Like all surf locales wind, tide, and swell play the biggest part in where and when you’ll catch the best surf in Humboldt. Low tide works best for “Deadman’s” in Shelter Cove, for “Camel Rock” just north of the County’s college hub in Arcata, and for bigger breaks like “Agate Beach” in Patrick’s Point State Park. High tide isn’t necessarily bad, but middle tides tend to work best for the “North Jetty”, other Samoa Peninsula breaks, and places like “College Cove” or “Trinidad State Beach”. “Camel Rock” is more protected from north winds while some breaks like “Moonstone” and the Lagoons are wide open to influence from all winds and swells. Generally, the surf is big all across Humboldt County, and more often than not adverse conditions are present. However, spring and fall can serve up some amazingly clean days, and there’s always the chance during the calmer, smaller swells in the summer to have as good of a session as you can have anywhere in California. And if you’re adventurous and surf off the beaten path, say out at “Clam Beach” or at some peaky looking random wave off the Samoa Peninsula, you’re likely to be surfing it with just you and your crew…with perhaps a few other large fish you shouldn’t ponder the existence of too much, realizing you’re just a visitor in their home for a brief few hours and all should be good.

This past weekend the rumor of a big south swell was true, although it really only seemed to hit the southern half of the California coast. No worries, “Camel Rock” still delivered. Due to the combination of a mixed west/northwest 4-6 foot swell, moderate northwest winds, and a low tide “Camel Rock” was the most reliable spot for waves in the greater region as most of the Samoa Peninsula, including the “North Jetty”, and on up to “Moonstone” and the Lagoons was blown out.

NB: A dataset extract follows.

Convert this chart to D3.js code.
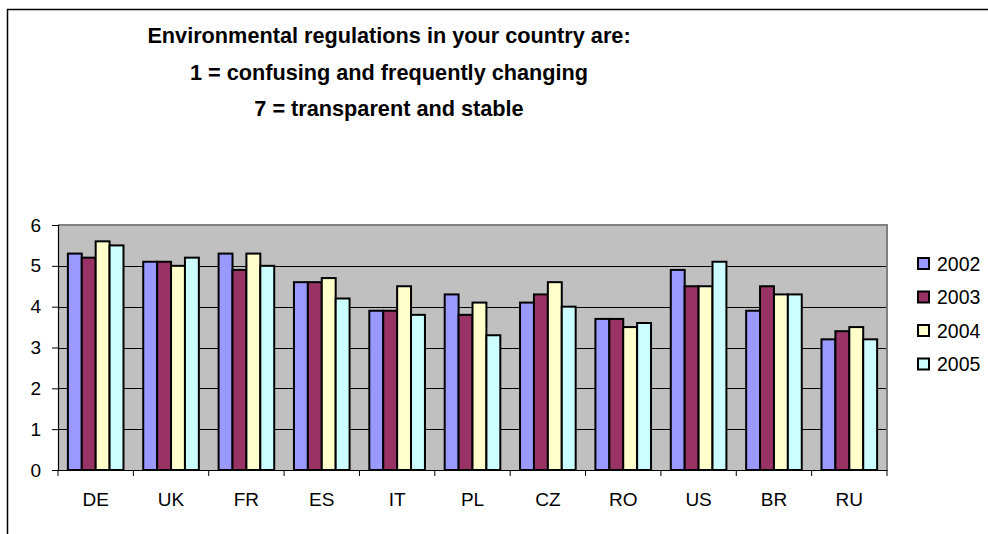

Even with it being a weekend and Camel being the go-to spot based on conditions it still wasn’t too crowded. In Santa Cruz sessions with this few people are as rare as finding schwag is in Humboldt. Here’s a shot of the stretch of beach known as “Moonstone”, which is just south of “Camel Rock”,

“Camel Rock” itself,

and a token shot of some rugged North Coast waters more suited to gaping rather than surfing.

“Trinidad State Beach” wasn’t really firing,

but put it on the list as one of the more gorgeous places you’ll ever find yourself paddling out if you’re so lucky to catch it working. Even the quick walk to scope it and neighboring “College Cove” is a worthy adventure.

After a surf at “Moonstone” or “Camel Rock” why not take a stroll down another lush trail that will lead you to hundreds of ocean side bouldering problems?

It’s a great way to cap off a trip to the beach, and you can even set up a top-rope at “Karen Rock”. There are several boulder problems that are tide dependent and right where some surfers paddle out,

as well as long traverses that are helpful to snow-soaked Tahoe climbers who haven’t pulled down since the snow started to fly last October.

Humboldt County is a huge, funky, unique destination that has a serious connection with Tahoe. If you haven’t made the trip it’s worth tapping into. Arcata is a great college town with a fully vibrant conscious community and a sweet Redwood Forest full of hiking and mountain biking trails just a few blocks from downtown.

Great eats can be found throughout Eureka and Arcata, and once in a while a nice wave with a rippable wall will even show up too.

Hopefully we’ll get a few long-period south swells and stretches of consistent wave action this summer to occupy some of our non-snow time. Next planned stop on the project to slowly ease out of winter and beyond snow centered activities will be a surf check down to Santa Cruz in early June. If you have any thoughts, advice, or suggestions for Unofficial providing trip reports and surf checks on the site this summer let’em flow. Summer is the most dormant time for California surf, but there’s usually something worthy to slide down if you know where to look, and since riding a clean peeling wave is the only thing that feels as good as skiing powder, we figure we better get as many sessions in as we can before it starts snowing again.